#### Goal:
Write out the material exactly, with the pictures left out.

#### Given information:

────────

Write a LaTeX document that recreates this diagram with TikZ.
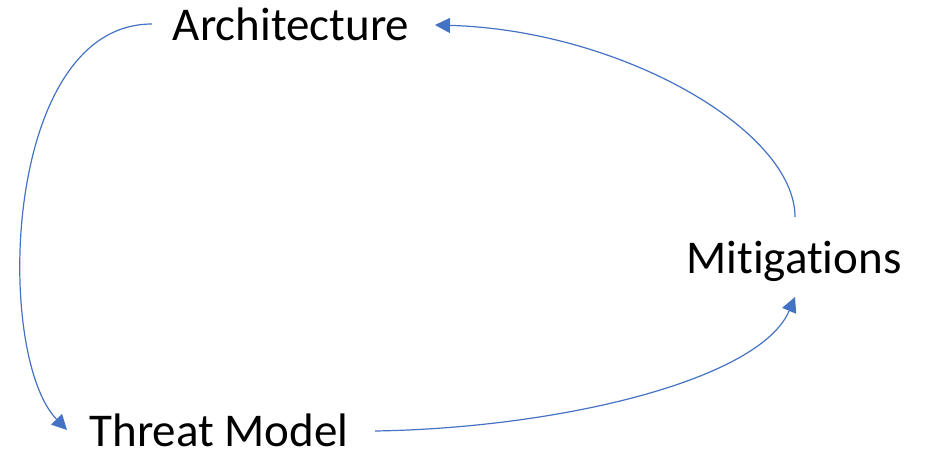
\documentclass[tikz,border=0pt]{standalone}
\usepackage{fontspec}
\setmainfont{Carlito}[Ligatures=NoCommon]
\usetikzlibrary{arrows.meta,calc}
\definecolor{linkblue}{HTML}{4472C4}
\tikzset{
  label/.style={inner sep=0pt, anchor=base, font=\fontsize{47}{56}\selectfont},
  link/.style={draw=linkblue, line width=1.2pt, -{Triangle[length=15pt,width=15pt]}}
}
\begin{document}
\begin{tikzpicture}[x=1pt,y=-1pt]
\useasboundingbox (0,0) rectangle (925,452);
\node[label] (arch) at (291,41) {Architecture};
\node[label] (threat) at (219,446) {Threat Model};
\node[label] (mit) at (794,273) {Mitigations};
\draw[link] ($(arch.base)+(-139,-17)$) .. controls (2,24) and (-6,355) .. ($(threat.base)+(-152,-16)$);
\draw[link] ($(threat.base)+(156,-15)$) .. controls (560,428) and (760,380) .. ($(mit.base)+(1,24)$);
\draw[link] ($(mit.base)+(1,-56)$) .. controls (795,130) and (620,30) .. ($(arch.base)+(144,-16)$);
\end{tikzpicture}
\end{document}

────────

#### Exercise output:
Write a LaTeX document that recreates this diagram with TikZ.
\documentclass[tikz,border=0pt]{standalone}
\usepackage{fontspec}
\setmainfont{Carlito}[Ligatures=NoCommon]
\usetikzlibrary{arrows.meta,calc}
\definecolor{linkblue}{HTML}{4472C4}
\tikzset{
  label/.style={inner sep=0pt, anchor=base, font=\fontsize{47}{56}\selectfont},
  link/.style={draw=linkblue, line width=1.2pt, -{Triangle[length=15pt,width=15pt]}}
}
\begin{document}
\begin{tikzpicture}[x=1pt,y=-1pt]
\useasboundingbox (0,0) rectangle (925,452);
\node[label] (arch) at (291,41) {Architecture};
\node[label] (threat) at (219,446) {Threat Model};
\node[label] (mit) at (794,273) {Mitigations};
\draw[link] ($(arch.base)+(-139,-17)$) .. controls (2,24) and (-6,355) .. ($(threat.base)+(-152,-16)$);
\draw[link] ($(threat.base)+(156,-15)$) .. controls (560,428) and (760,380) .. ($(mit.base)+(1,24)$);
\draw[link] ($(mit.base)+(1,-56)$) .. controls (795,130) and (620,30) .. ($(arch.base)+(144,-16)$);
\end{tikzpicture}
\end{document}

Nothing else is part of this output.